Dialogue: A Writer’s Story
The central mechanic to Dialogue: A Writer’s Story is certainly a different one. The game is entirely about having conversations. For longer, more in depth talks you navigate through them almost like a maze, and double back to different topics to unlock information you’re interested in. You can, in this sense, do either well or badly at them, but they don’t actually have a win/lose condition. You just might not find out that much about who you were talking to. There are also real time conversations where you must choose a response in a time limit, similar to the talking bits in every Telltale game ever.
Lucille, the character you play as, places a lot of importance on conversations. They seem to form the chief source of inspiration for her science fantasy novel, which she’s working on as you play. When you pay attention to the all the dialogue she has with other characters — her neighbours, her brother — you find that the characters are all engaging interesting people, but I wonder if it’s not a little easy to skip through them to hit the key points being, as they are, colour coded to stand out. This is, however, entirely in line with how some people hold conversations, so perhaps it depends on whether you zone out and stare at someone’s forehead when they’re talking to you.
There’s a nice mingling of science and creativity, and it realises the process of sieving information to get to the nuggets of interesting and imaginative things remarkably well. While a conversation in Dialogue isn’t perhaps as natural or streamlined as it is in real life, and I’m quite sure some people will be put off by the simplicity of the cartoon art style, it’s incredibly interesting to see a game where dialogue isn’t just for delivering a plot point or choosing where the game goes next, but is in fact the entire game.
Click here for the review.
While I mainly appreciate the art of horror from afar, there are occasions when I can get onboard with the genre. When titles don’t solely rely on jump scares and instead ramp up the tension to really get inside your head, I find myself enthralled and wanting more.

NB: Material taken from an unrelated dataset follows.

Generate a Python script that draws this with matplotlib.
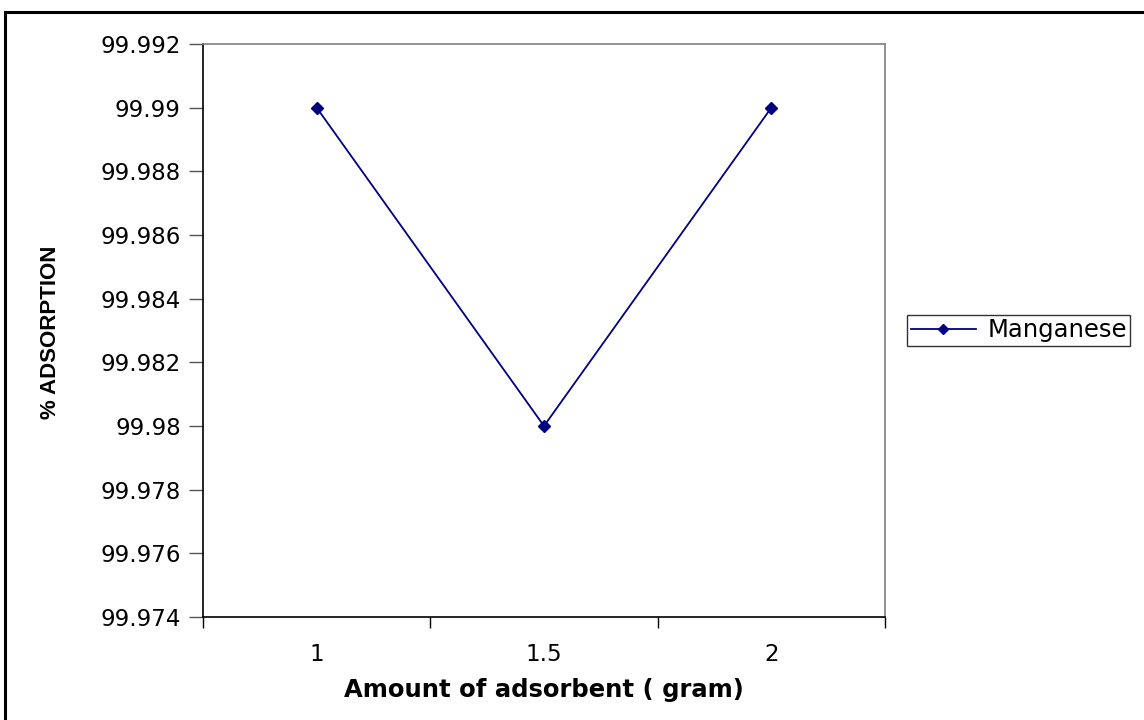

All the while I’m clutching at my cup of tea for dear life in the hope that none of the bad men on screen will actually jump out and kill me, of course.
In Detention Wei and Ray — two pupils of Greenwood High — must get to the bottom of why their school has transformed into a haven for unsavoury characters that snarl and growl at you as you walk past, like 95% of London Underground commuters. This 2D point-and-click game sees you solving a myriad of puzzles that only rarely veer into the illogical (as plagues so many in the genre). At times, they can even be a tad simple.
Although Taiwanese developer Red Candle Games have mastered dread, truth be told there isn’t a huge number of actual scares in the game. Those moments of genuine terror are so harrowing, though, that you remain rattled for some time after. The art style isn’t particularly scream-inducing, but the way in which your enemies The Lingered navigate their surroundings, as well as the exquisite sound design, really make the hair on the back of your neck stand up.
It sadly loses its way in the final act, with the game’s systems being forgotten about in favour of a more linear telling of the narrating, along with diminished puzzle-solving. But even with that, Detention is a very interesting game that uses the real-world events of mid-1900s Taiwan and wraps them up in this engrossing tale of fantastical terror.